End-of-day in OpenTRMS is not a single batch job with internal steps hidden from view — it's an explicit, ordered sequence of API calls orchestrated by trms-batch, each one independently idempotent. Trigger a run from /api/v1/batch/eod/trigger and track it at /api/v1/batch/eod/status/{date}; under the hood, the orchestrator walks through fixings, curve construction, cashflow evaluation, portfolio valuation, closeout, netting, margin, compliance, journal posting, and (when applicable) period close, finishing with a system audit event marking EOD complete for that date.

Why the order matters

Each step depends on the output of the one before it: curves need the day's fixings; valuation needs curves; closeout needs valuations to compute realized P&L on a match (see Closeout & compression); netting needs to know which settlements survived closeout; journal entries need the day's valuations and closeout P&L to post against (see Accounting); period-close needs every entry posted first. Running these out of order, or in parallel where the pipeline assumes sequence, would mean later steps consuming stale or partial inputs — so the orchestrator runs them as a strict sequence rather than a fan-out.

Reproducibility

Every input EOD consumes — fixings, curves, market data, the deal book at that point in time — is itself recorded in the event store. Re-running EOD for a historical date against the same recorded inputs reproduces the same valuations, the same closeout matches, and the same journal entries, because nothing EOD touches is mutable state that could have silently drifted since the original run. This is what makes it credible to say "rerun yesterday's EOD" as an operational answer to a discrepancy, rather than something to be feared as non-deterministic.

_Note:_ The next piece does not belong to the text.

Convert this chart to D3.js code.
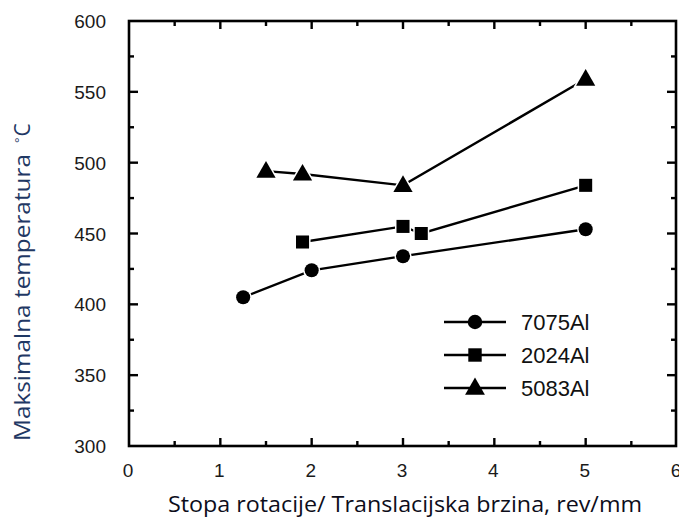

Idempotency and concurrency control

Each of the eleven steps is individually idempotent — re-running POST /portfolio/valuate for a date that already has valuations doesn't double-post them. An advisory lock prevents two EOD runs for overlapping scope from executing concurrently, which matters because the steps are stateful and sequential by design; a second run racing the first would violate the ordering guarantee the whole pipeline depends on. Two supporting scheduled jobs run independently of the EOD pipeline itself: an approval timeout checker every 15 minutes (see Approval chains) and an instruction expiry checker hourly — both keep moving even between EOD runs.

Sign-off

The final visible state of an EOD run is its status, queryable per date, and the system audit event that marks completion. Because every step along the way appended its own events — fixings recorded, curves published, valuations calculated, closeout batches matched, netting sets calculated — sign-off isn't a single opaque "EOD: PASS" flag; it's a chain of evidence a reviewer can walk through step by step. See the operate-eod guide for triggering and monitoring a run in practice.